Steel bison marks way to state park
Visitors at Madison Buffalo Jump State Park near Three Forks will now be greeted by a life-sized, three-dimensional steel bison, thanks to the work of a Kalispell company.
Flathead Concrete Products has created an $11,000 sign featuring a steel bison that stands 8 feet tall on its concrete base, which measures 5 feet by 9 feet. Behind the bison is a concrete sign with steel lettering spelling out the name of the park.
The entire structure is 20 feet long and weighs 20,000 pounds, said Roy Robinson, who is in charge of sales and delivery at Flathead Concrete.
"We don't expect someone to drag it away," said Dan Stinson, interpretive supervisor with Montana Fish, Wildlife and Parks, which commissioned the sign. "And if they did, they can have it."
The real goal of having such a large sign isn't to ensure it stays put, though. It's to give visitors a sense of scale.
"Bison were big animals," he said. "That's a life-sized cutout."
It's not the first time Flathead Concrete has worked for the state. The firm has made signs for Ulm Pishkun State Park (a buffalo jump near Great Falls) and Makoshika State Park near Glendive, an area with many dinosaur remains.
"It's nice to find an outfit like that that's willing to try something different once in awhile," Stinson said.
For the newest sign, Stinson sent a prototype he'd adapted from a Shorty Shope design. Shope was a western artist who, among other projects, designed highway signs across the state.
Flathead Concrete did all the work, Robinson said, and worked on it this winter during down time.
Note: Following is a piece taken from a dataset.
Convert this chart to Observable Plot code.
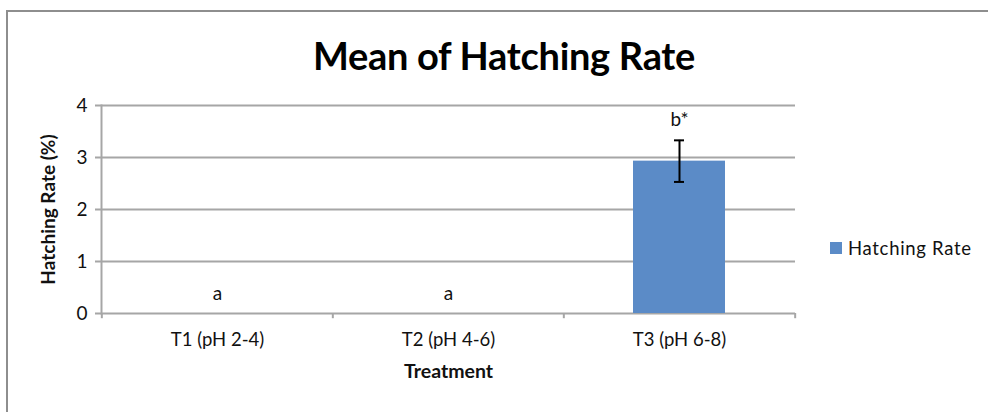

It took about two and a half months to complete.
The sign was placed in the park Thursday, replacing the laminated wooden sign that has served the park for 30 years.
The old sign likely will end up in the landfill, said Ray Heagney, the park's manager.
"It's pretty well deteriorated," he said. "We've tried to patch it, and it's just weathered. It's hung in there for years, but it's time for it to go."
The new sign is made of weathering steel, which will turn brown as it ages and rusts.
As weathering steel corrodes, it forms a dense barrier that protects it from the elements and prevents further corrosion, which means the new sign will last a long time.
This steel is becoming popular with the highway department for bridges and with other groups interested in building for durability, Stinson said. It costs at least twice as much as regular steel, he added, and is what most of the money spent on the project went toward.
"It shouldn't have to have any maintenance," Stinson said. "That country down there is pretty rough on signs."
It also will look good, Heagney said.
"It will add a dramatic touch to the park," he said. "It'll catch a lot of people's eyes."
For thousands of years, American Indians harvested bison at what is now Madison Buffalo Jump State Park.
From the air, the area is shaped like an hourglass. At the top is what used to be the staging area, where the young men of the tribes would herd the bison and move them toward the lower part of the hourglass - the jump itself.
The young men led the bison down a drive lane, marked by two narrowing rows of rock cairns that funneled the herd toward the cliff. Hunters hid behind bushes along the lane and spooked the bison to get them to move more quickly.
When the young men reached the precipice, they jumped and landed safely on a shelf not far below the top of the cliff.
The bison in front tried to stop when they reached the edge, but the speed and crushing weight of the herd behind them forced them over.
The young men on the shelf tucked themselves in close to the wall and watched as bison after bison plummeted off the cliff.
Any animal that survived the fall was finished off by rocks or clubs from hunters waiting below.
Anywhere from 100 to 200 bison might have died in each jump, Heagney said. Bone fragments from those kills are still scattered at the base of the cliff.
"Over a period of 6,000 to 10,000 years, quite a few bison went over that cliff," he said.
Bison were a primary source of food for the Plains Indians, but they also were necessary for clothing, tipis and utensils. Even the tongues were used as hairbrushes, Heagney said.
Madison Buffalo Jump was probably used by the Shoshone, Crow and Salish tribes until the 1700s, when the use of horses allowed for easier and more selective bison hunting.